Alex Zarubi / Unsplash / Wikicommons

Syrian President Bashar al-Assad’s extended family and associates own $40 million worth of luxury apartments in Moscow’s skyscraper district, according to the anti-corruption campaign group Global Witness.

Russia has been a staunch ally of the Assad family over its nearly 50-year rule. The Kremlin threw its military support behind Assad in 2015, helping Damascus retake most of Syria in its eight-year civil war. 

Assad’s cousins, the Makhloufs, and their relatives bought at least 19 apartments in two Moscow skyscrapers between December 2013 and June 2019, Global Witness said in its investigation published Monday.  

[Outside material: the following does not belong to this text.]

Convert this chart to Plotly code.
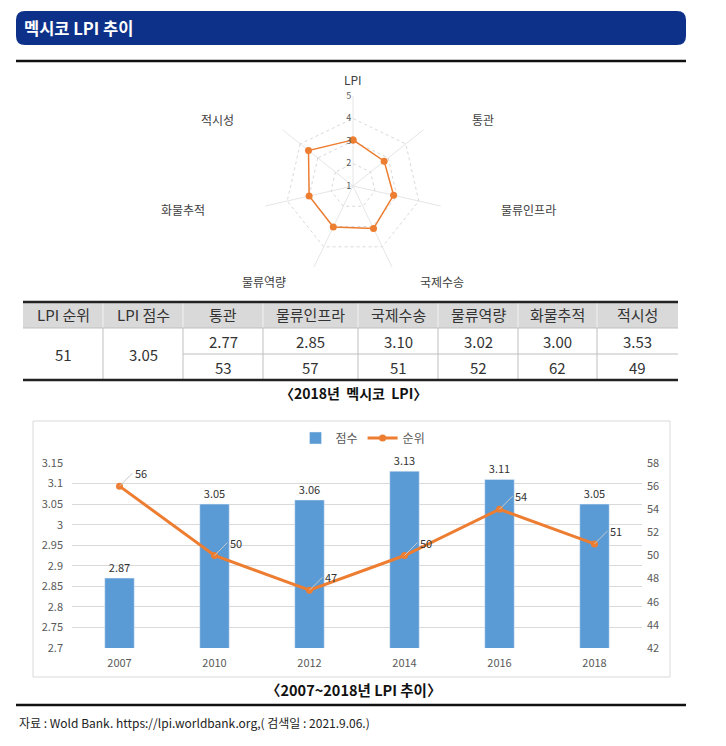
import math
import plotly.graph_objects as go

W, H = 726, 746

# 2018 멕시코 LPI 세부지표
indicators = ['통관', '물류인프라', '국제수송', '물류역량', '화물추적', '적시성']
indicator_scores = [2.77, 2.85, 3.10, 3.02, 3.00, 3.53]
indicator_ranks = [53, 57, 51, 52, 62, 49]
lpi_rank_2018 = 51
lpi_score_2018 = 3.05

# 2007~2018 LPI 추이
years = ['2007', '2010', '2012', '2014', '2016', '2018']
lpi_scores = [2.87, 3.05, 3.06, 3.13, 3.11, 3.05]
lpi_ranks = [56, 50, 47, 50, 54, 51]

KFONT = 'Noto Sans CJK KR'
BLUE = '#5b9bd5'
ORANGE = '#ed7d31'


def px(x):
    return x / W


def py(y):
    return 1 - y / H


shapes = []
annotations = []


def hline(x0, x1, y, color, width):
    shapes.append(dict(type='line', xref='paper', yref='paper', x0=px(x0), x1=px(x1),
                       y0=py(y), y1=py(y), line=dict(color=color, width=width)))


def vline(x, y0, y1, color, width):
    shapes.append(dict(type='line', xref='paper', yref='paper', x0=px(x), x1=px(x),
                       y0=py(y0), y1=py(y1), line=dict(color=color, width=width)))


def label(x, y, s, size=14, color='#333333', anchor='center'):
    annotations.append(dict(xref='paper', yref='paper', x=px(x), y=py(y), text=s, showarrow=False,
                            xanchor=anchor, yanchor='middle',
                            font=dict(family=KFONT, size=size, color=color)))


# header bar with rounded corners
x0, x1, y0, y1, r = 16, 686, 11, 45, 9
path = 'M {},{} L {},{} Q {},{} {},{} L {},{} Q {},{} {},{} L {},{} Q {},{} {},{} L {},{} Q {},{} {},{} Z'.format(
    px(x0 + r), py(y0), px(x1 - r), py(y0), px(x1), py(y0), px(x1), py(y0 + r),
    px(x1), py(y1 - r), px(x1), py(y1), px(x1 - r), py(y1),
    px(x0 + r), py(y1), px(x0), py(y1), px(x0), py(y1 - r),
    px(x0), py(y0 + r), px(x0), py(y0), px(x0 + r), py(y0))
shapes.append(dict(type='path', xref='paper', yref='paper', path=path,
                   fillcolor='#0d3189', line=dict(width=0)))
label(22, 28, '<b>멕시코 LPI 추이</b>', size=16.5, color='white', anchor='left')
hline(16, 686, 61, '#111111', 2.5)

# radar category labels
cx, cy = 353, 186
radar_cats = ['LPI'] + indicators
for i, cat in enumerate(radar_cats):
    ang = math.radians(90 - i * 360 / len(radar_cats))
    c, s = math.cos(ang), math.sin(ang)
    anchor = 'left' if c > 0.1 else ('right' if c < -0.1 else 'center')
    label(cx + 150 * c, cy - 106 * s, cat, size=12, color='#404040', anchor=anchor)

# table
cols = [23, 103, 183, 263, 358, 438, 518, 597, 678]
t_top, t_head, t_mid, t_bot = 302, 328, 354, 380
shapes.append(dict(type='rect', xref='paper', yref='paper', x0=px(cols[0]), x1=px(cols[-1]),
                   y0=py(t_top), y1=py(t_head), fillcolor='#d9d9d9', line=dict(width=0)))
for cxx in cols[1:-1]:
    vline(cxx, t_top, t_head, '#f2f2f2', 1)
    vline(cxx, t_head, t_bot, '#bfbfbf', 1)
hline(cols[0], cols[-1], t_head, '#bfbfbf', 1)
hline(cols[2], cols[-1], t_mid, '#bfbfbf', 1)
hline(cols[0], cols[-1], t_top, '#222222', 2.5)
hline(cols[0], cols[-1], t_bot, '#222222', 2.5)

headers = ['LPI 순위', 'LPI 점수'] + indicators
for i, h in enumerate(headers):
    label((cols[i] + cols[i + 1]) / 2, (t_top + t_head) / 2, h, size=15)
label((cols[0] + cols[1]) / 2, (t_head + t_bot) / 2, str(lpi_rank_2018), size=15)
label((cols[1] + cols[2]) / 2, (t_head + t_bot) / 2, '{:.2f}'.format(lpi_score_2018), size=15)
for i in range(len(indicators)):
    xm = (cols[i + 2] + cols[i + 3]) / 2
    label(xm, (t_head + t_mid) / 2, '{:.2f}'.format(indicator_scores[i]), size=15)
    label(xm, (t_mid + t_bot) / 2, str(indicator_ranks[i]), size=15)
label(353, 393, '<b>〈2018년  멕시코  LPI〉</b>', size=14, color='#111111')

# lower chart frame, caption, footer
shapes.append(dict(type='rect', xref='paper', yref='paper', x0=px(33), x1=px(670),
                   y0=py(421), y1=py(677), line=dict(color='#d9d9d9', width=1)))
label(353, 689, '<b>〈2007~2018년 LPI 추이〉</b>', size=14.5, color='#111111')
hline(16, 686, 705, '#111111', 2.5)
label(17, 722, '자료 : Wold Bank. https://lpi.worldbank.org,( 검색일 : 2021.9.06.)', size=12,
      color='#222222', anchor='left')

fig = go.Figure()

fig.add_trace(go.Scatterpolar(
    r=[lpi_score_2018] + indicator_scores + [lpi_score_2018],
    theta=radar_cats + [radar_cats[0]],
    mode='lines+markers',
    line=dict(color=ORANGE, width=1.5),
    marker=dict(color=ORANGE, size=7),
    showlegend=False,
))

fig.add_trace(go.Bar(
    x=years, y=lpi_scores, name='점수', marker_color=BLUE, width=0.31,
    xaxis='x', yaxis='y',
    text=['{:.2f}'.format(v) for v in lpi_scores], textposition='outside', cliponaxis=False,
    textfont=dict(size=11, color='#333333', family=KFONT),
))
fig.add_trace(go.Scatter(
    x=years, y=lpi_ranks, name='순위', xaxis='x', yaxis='y2', mode='lines+markers',
    line=dict(color=ORANGE, width=3), marker=dict(color=ORANGE, size=7),
))

for i, rk in enumerate(lpi_ranks):
    annotations.append(dict(x=i, y=rk, xref='x', yref='y2', text=str(rk), showarrow=True,
                            arrowhead=0, arrowwidth=1, arrowcolor='#c8c8c8', ax=13, ay=-13,
                            xanchor='left', font=dict(size=11, color='#333333', family=KFONT)))

R = 90
fig.update_layout(
    width=W, height=H,
    margin=dict(l=0, r=0, t=0, b=0, autoexpand=False),
    paper_bgcolor='white', plot_bgcolor='white',
    font=dict(family=KFONT, color='#595959'),
    polar=dict(
        domain=dict(x=[px(cx - R), px(cx + R)], y=[py(cy + R), py(cy - R)]),
        bgcolor='white',
        gridshape='linear',
        radialaxis=dict(range=[1, 5], dtick=1, angle=90, tickangle=90, side='counterclockwise',
                        showline=False, ticks='', gridcolor='#d9d9d9', griddash='dot',
                        tickfont=dict(size=9, color='#595959')),
        angularaxis=dict(rotation=90, direction='clockwise', showticklabels=False, ticks='',
                         showline=False, gridcolor='#e6e6e6'),
    ),
    xaxis=dict(type='category', categoryorder='array', categoryarray=years, range=[-0.5, 5.5],
               domain=[px(72), px(642)], showgrid=False, showline=False,
               ticks='', tickfont=dict(size=11, color='#595959'), ticklabelstandoff=7),
    yaxis=dict(domain=[py(648), py(463)], range=[2.7, 3.15], dtick=0.05, gridcolor='#d9d9d9',
               zeroline=False, tickfont=dict(size=11, color='#595959'), ticklabelstandoff=8),
    yaxis2=dict(overlaying='y', side='right', range=[42, 58], dtick=2, showgrid=False,
                zeroline=False, tickfont=dict(size=11, color='#595959'), ticklabelstandoff=4),
    legend=dict(orientation='h', x=0.5, xanchor='center', y=py(438), yanchor='middle',
                font=dict(size=12, color='#595959')),
    shapes=shapes,
    annotations=annotations,
)

fig.write_html('out.html', config={'displayModeBar': False},
               post_script="document.body.style.margin='0px';")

Four local real estate agents placed the current value of the 19 properties in the twin City of Capitals skyscrapers at $40 million, The Financial Times reported

“Our exposé of the Makhloufs’ properties is rare supporting evidence that lends substance to rumors of regime money being funneled out of Syria throughout the war,” Global Witness said.

The watchdog said the apartment purchases “could be for the purposes of laundering money from Syria into Moscow,” citing the complex web of companies and Lebanese loans that were involved.

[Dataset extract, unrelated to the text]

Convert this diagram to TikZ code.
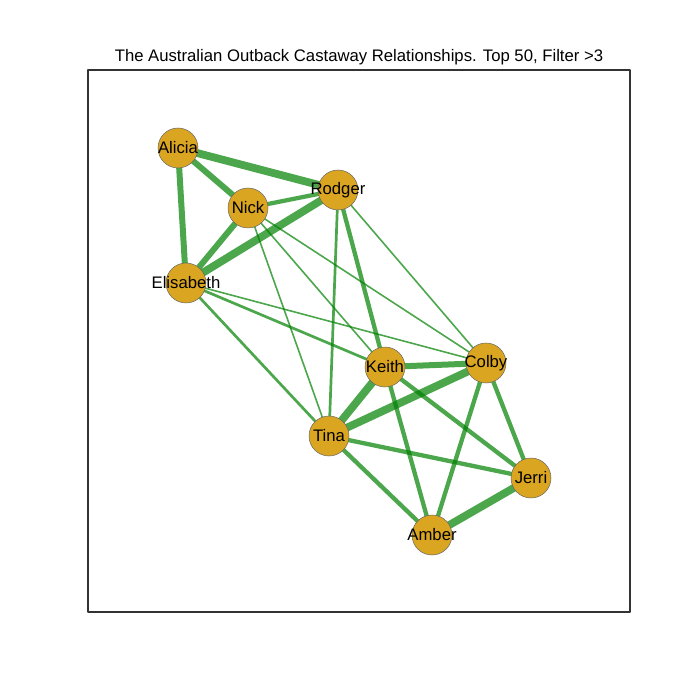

The Makhloufs — members of the same Alawite sect of Islam who are historically more prestigious than the Assads — “are all fund managers for the Assads,” an unnamed Syrian analyst in Europe told FT. Another analyst suggested that the Makhloufs could be storing their wealth in Russia to keep it out of Assad’s hands because “nobody feels safe in Damascus, except the president.”

The Makhlouf family members, many of whom are under United States and European Union sanctions over their involvement in the Syrian conflict, did not respond to Global Witness’ or FT’s request for comment. 

Western sanctions against the Makhloufs, Global Witness said, allowed the Russian capital to act “as an alternative safe haven, and possibly a potential gateway for its ill-gotten gains to enter the wider financial system.”